The government and pioneering organisations are seeking to embrace building information modelling (BIM) and formulate all-encompassing strategies to implement these new processes. Companies of all shapes and sizes are struggling to translate all of this information into something meaningful. Of course, having an understanding of the wider implications of the UK government’s BIM strategy and the relevant standards is important. But let’s not lose sight of the fact that using the right BIM tool already represents a more efficient method of working than traditional 2D processes.

The vast majority of structural steel subcontractors, detailers and fabricators have been using BIM software for many years, and it is certainly not because they have been told to by their clients. They do so because it is the most efficient way to work. So the question we must ask is why the insitu concrete industry is not utilising equivalent technologies. In the times when the structural steel industry first adopted BIM, the available products were not suitable for concrete construction. But because the technology has evolved and developed since those days it can now offer concrete construction productivity gains similar to those that architects, engineers and structural steel subcontractors already enjoy. Naturally there is a number of different software options on the market but beware; there is no one-size-fits-all BIM solution. The solution that best matches the needs of, for instance, an architect or MEP engineer is probably not ideal for concrete construction.

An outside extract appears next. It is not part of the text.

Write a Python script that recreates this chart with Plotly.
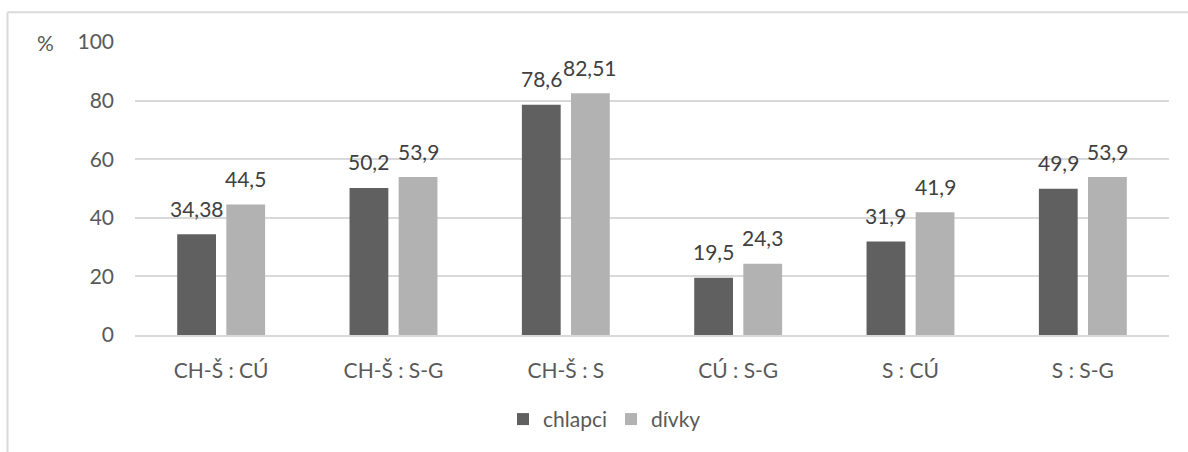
import plotly.graph_objects as go

# Comparison pairs and percentages per group
categories = ["CH-Š : CÚ", "CH-Š : S-G", "CH-Š : S", "CÚ : S-G", "S : CÚ", "S : S-G"]
chlapci = [34.38, 50.2, 78.6, 19.5, 31.9, 49.9]
divky = [44.5, 53.9, 82.51, 24.3, 41.9, 53.9]
y_ticks = [0, 20, 40, 60, 80, 100]

FONT = "Lato"
TICK_COLOR = "#595959"
LABEL_COLOR = "#404040"
GRID = "#d9d9d9"

L, R, T, B = 135, 19, 42, 115
W, H = 1188, 452
pw, ph = W - L - R, H - T - B

BARGAP, GROUPGAP = 0.43, 0.21
# horizontal distance (px) from a category centre to the centre of each bar
slot = (1 - BARGAP) * pw / len(categories) / 2
offsets = [-slot / 2, slot / 2]


def fmt(v):
    return f"{v}".replace(".", ",")


fig = go.Figure()
fig.add_trace(go.Bar(
    name="chlapci", x=categories, y=chlapci,
    marker=dict(color="#606060", line=dict(width=0)),
))
fig.add_trace(go.Bar(
    name="dívky", x=categories, y=divky,
    marker=dict(color="#b2b2b2", line=dict(width=0)),
))

# value labels above each bar
annotations = []
for series, dx in zip([chlapci, divky], offsets):
    for cat, v in zip(categories, series):
        annotations.append(dict(
            x=cat, y=v, xref="x", yref="y", text=fmt(v),
            showarrow=False, xanchor="center", yanchor="middle",
            xshift=dx, yshift=26,
            font=dict(family=FONT, size=21, color=LABEL_COLOR),
        ))
annotations.append(dict(
    text="%", xref="paper", yref="y", x=(45 - L) / pw, y=100,
    showarrow=False, xanchor="center", yanchor="middle",
    font=dict(family=FONT, size=21, color=TICK_COLOR),
))

fig.update_layout(
    width=W, height=H,
    margin=dict(l=L, r=R, t=T, b=B),
    paper_bgcolor="white", plot_bgcolor="white",
    barmode="group", bargap=BARGAP, bargroupgap=GROUPGAP,
    font=dict(family=FONT, size=21, color=TICK_COLOR),
    showlegend=True,
    legend=dict(
        orientation="h", x=(611 - L) / pw, xanchor="center",
        y=(337 - 422) / ph, yanchor="middle",
        font=dict(family=FONT, size=21, color=TICK_COLOR),
        itemwidth=30, traceorder="normal", entrywidth=63,
    ),
    xaxis=dict(
        showgrid=False, showline=True, linecolor=GRID, linewidth=2,
        ticks="", tickfont=dict(family=FONT, size=21, color=TICK_COLOR),
        ticklabelstandoff=16,
    ),
    yaxis=dict(
        range=[0, 100], tickvals=y_ticks, ticktext=[str(t) for t in y_ticks],
        showgrid=True, gridcolor=GRID, gridwidth=2, zeroline=False,
        showline=False, ticks="",
        tickfont=dict(family=FONT, size=21, color=TICK_COLOR),
        ticklabelstandoff=20,
    ),
    annotations=annotations,
    shapes=[
        # chart frame: top and left edges
        dict(type="line", xref="paper", yref="paper",
             x0=(7.5 - L) / pw, x1=(W + 5 - L) / pw,
             y0=1 + (T - 12) / ph, y1=1 + (T - 12) / ph,
             line=dict(color=GRID, width=2)),
        dict(type="line", xref="paper", yref="paper",
             x0=(7.5 - L) / pw, x1=(7.5 - L) / pw,
             y0=1 + (T - 12) / ph, y1=-(B + 5) / ph,
             line=dict(color=GRID, width=2)),
    ],
)

fig.write_html("out.html")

Simply put, a concrete building information model provides a central source of digital information, which can deliver benefits at every stage of the construction process. All concrete profiles and details, embeds, reinforcing bars, anchor bolts, formwork components and even critical site set-out points can be modelled quickly and precisely in preconstruction, ensuring that everything fits when construction begins. Modelling concrete is not like old drawing-based processes. With 2D, every project stakeholder must repeatedly interpret 2D information for their own part of the process, for example perform quantity take-offs. Having a central data-rich model means that every output, be it a drawing, report or schedule, is consistent between each discipline and the work involving processing information only needs doing once.

With the proper tool, managing concrete and materials becomes easier too. Concrete pours can be defined in the model along with instant volumes and quantities, ensuring more accurate management of material deliveries with much greater control, which in turn minimises waste and reduces costs.

Detailing reinforcement in 3D offers significant advantages over the 2D process. Not only is it faster, modelling rebar in a 3D environment essentially eliminates clashes, as you can instantly see as you model when the bars will not fit into the respective area. Once the design is signed off, the reinforcement data can be exported directly into the fabrication machinery, eradicating data entry errors associated with manual schedules. With today’s technology the benefits of BIM for concrete projects are obvious and even the simplest outcomes can deliver significant savings.